While the 1950s and 1960s had been decades filled with success for Saints, by the 1980s the Club was in serious danger of sliding out of England's elite.
Despite the efforts of players such as Gary Pearce, Vince Cannon and Frank Packman, Saints’ struggles culminated in the 1987/88 season when the team finished bottom of Division Two.
A lack of relegation in that first season of league rugby both saved Saints from sliding into ignominy and proved to be the catalyst for a revolution at the administrative level. A group of former players and supporters – known as 'The Gang of Seven' – put together a proposal for the future running of the organisation. Following an extraordinary campaign in which both the new men and the established committee were given space in the Chronicle and Echo to outline their respective visions, the proposals were put to the Club's annual general meeting.
The vote was overwhelming; 228 for the shake-up, just 76 against. It was certainly an emotional night that saw the old guard swept out of office and new men installed with a mandate to make Saints great again.
They did not waste their time. In came Barrie Corless as a full-time director of rugby, the first man to hold such a position in England.

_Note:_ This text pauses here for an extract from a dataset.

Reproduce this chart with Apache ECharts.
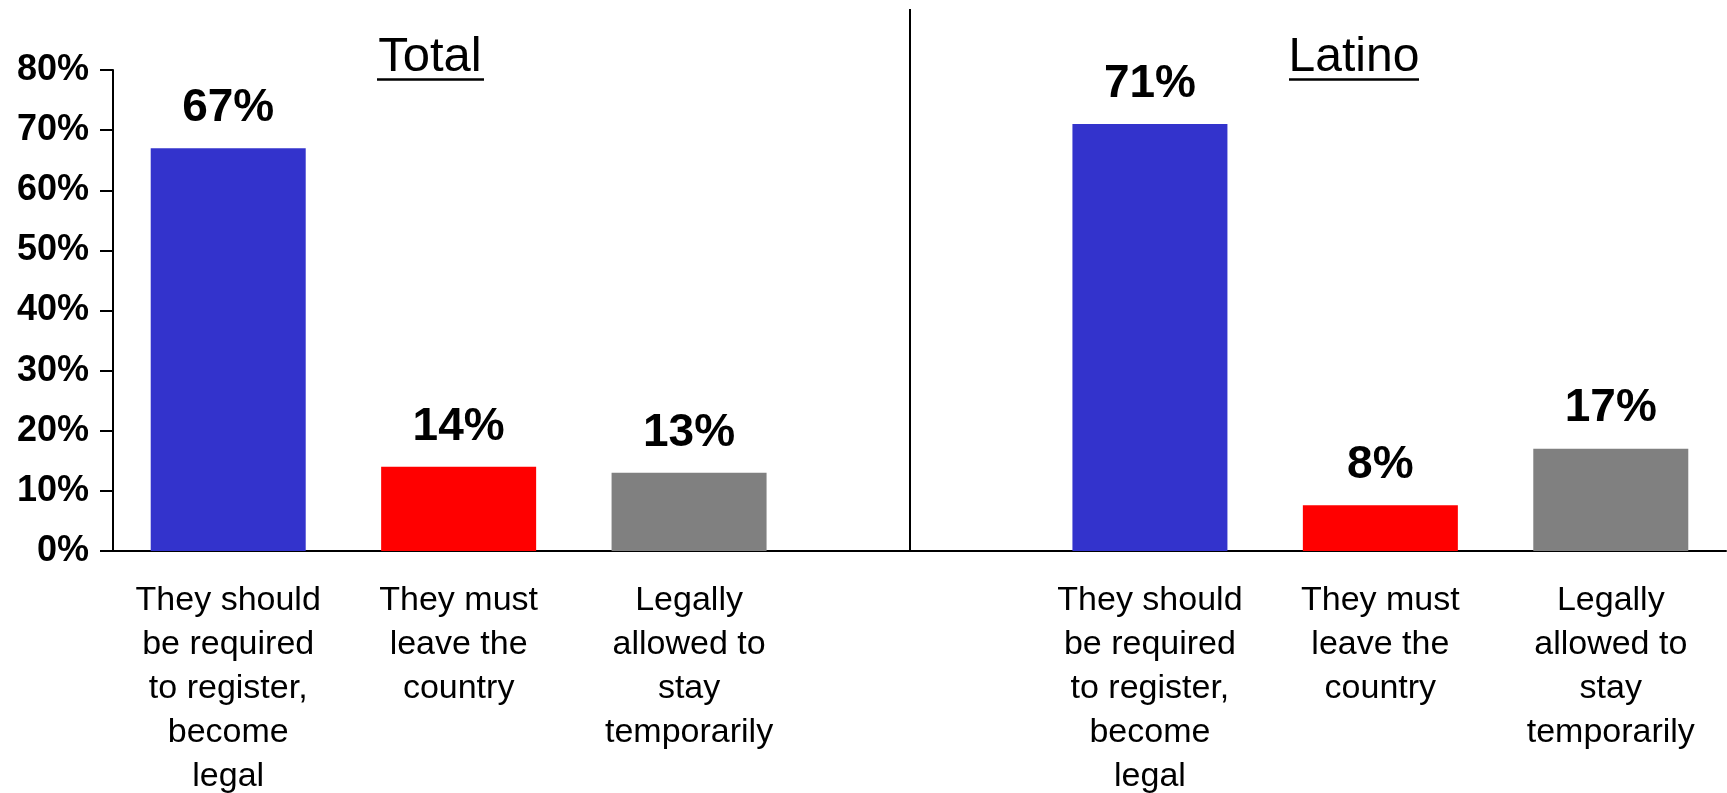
<!DOCTYPE html>
<html>
<head>
<meta charset="utf-8">
<script src="https://cdn.jsdelivr.net/npm/echarts@6/dist/echarts.min.js"></script>
<style>
html,body{margin:0;padding:0;background:#fff;}
#chart{width:1727px;height:793px;}
</style>
</head>
<body>
<div id="chart"></div>
<script>
const categories = [
  'They should\nbe required\nto register,\nbecome\nlegal',
  'They must\nleave the\ncountry',
  'Legally\nallowed to\nstay\ntemporarily'
];
const groupTitles = ['Total', 'Latino'];
const totalValues = [67, 14, 13];
const latinoValues = [71, 7.6, 17];
const totalLabels = ['67%', '14%', '13%'];
const latinoLabels = ['71%', '8%', '17%'];
const barColors = ['#3333CC', '#FF0000', '#808080'];
const yTickLabels = ['0%', '10%', '20%', '30%', '40%', '50%', '60%', '70%', '80%'];

const FONT = '"Liberation Sans", Arial, sans-serif';

const xData = categories.concat(['']).concat(categories);
const seriesData = [];
totalValues.forEach((v, i) => seriesData.push({value: v, itemStyle: {color: barColors[i]}, labelText: totalLabels[i]}));
seriesData.push('-');
latinoValues.forEach((v, i) => seriesData.push({value: v, itemStyle: {color: barColors[i]}, labelText: latinoLabels[i]}));

const chart = echarts.init(document.getElementById('chart'), null, {renderer: 'canvas'});
chart.setOption({
  animation: false,
  backgroundColor: '#ffffff',
  grid: {left: 113, right: 1, top: 70, bottom: 242, containLabel: false, outerBoundsMode: 'none'},
  xAxis: {
    type: 'category',
    data: xData,
    axisLine: {show: true, lineStyle: {color: '#000', width: 2}},
    axisTick: {show: false},
    axisLabel: {
      interval: 0,
      margin: 28,
      color: '#000',
      fontFamily: FONT,
      fontSize: 34,
      lineHeight: 44,
      align: 'center'
    },
    splitLine: {show: false}
  },
  yAxis: {
    type: 'value',
    min: 0,
    max: 80,
    interval: 10,
    axisLine: {show: true, lineStyle: {color: '#000', width: 2}},
    axisTick: {show: true, inside: false, length: 13, lineStyle: {color: '#000', width: 2}},
    axisLabel: {
      margin: 24,
      color: '#000',
      fontFamily: FONT,
      fontWeight: 'bold',
      fontSize: 36,
      formatter: (v) => yTickLabels[Math.round(v / 10)]
    },
    splitLine: {show: false}
  },
  series: [{
    type: 'bar',
    data: seriesData,
    barWidth: 155,
    label: {
      show: true,
      position: 'top',
      distance: 17,
      color: '#000',
      fontFamily: FONT,
      fontWeight: 'bold',
      fontSize: 46,
      formatter: (p) => p.data.labelText
    }
  }],
  graphic: [
    {type: 'line', shape: {x1: 910, y1: 9, x2: 910, y2: 551}, style: {stroke: '#000', lineWidth: 2}, z: 10},
    {type: 'text', x: 430, y: 82, style: {text: groupTitles[0], font: '49px ' + FONT, fill: '#000', align: 'center', verticalAlign: 'bottom'}},
    {type: 'line', shape: {x1: 377, y1: 79.5, x2: 484, y2: 79.5}, style: {stroke: '#000', lineWidth: 2.5}},
    {type: 'text', x: 1354, y: 82, style: {text: groupTitles[1], font: '48px ' + FONT, fill: '#000', align: 'center', verticalAlign: 'bottom'}},
    {type: 'line', shape: {x1: 1289, y1: 79.5, x2: 1419, y2: 79.5}, style: {stroke: '#000', lineWidth: 2.5}}
  ]
});
</script>
</body>
</html>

Players quickly followed; the likes of fly-half John Steele, fullback Ian Hunter and back-rower Tim Rodber all joined Pearce, Packman, Harvey Thorneycroft and John Olver to form the nucleus of a powerful team.
Martin Bayfield, a future England international and British & Irish Lion, also joined Saints from Bedford in 1991. But the biggest capture of all had come two years previously when Wayne Shelford, a 1987 World Cup winner and legendary captain of the All Blacks, agreed to move to Franklin’s Gardens.
Spurred on by this new generation, the Club reached its first ever Twickenham final in 1991 – losing narrowly to a star-studded Harlequins outfit in extra time – and came within a whisker of winning the Division One title in 1992.
Although there was disappointment following that final against Quins, and the following year when an outstanding midweek win at Leicester was undone by a defeat against Nottingham that would surely have made Saints champions of England, one thing was certain; Saints were back as a force to be reckoned with in English rugby.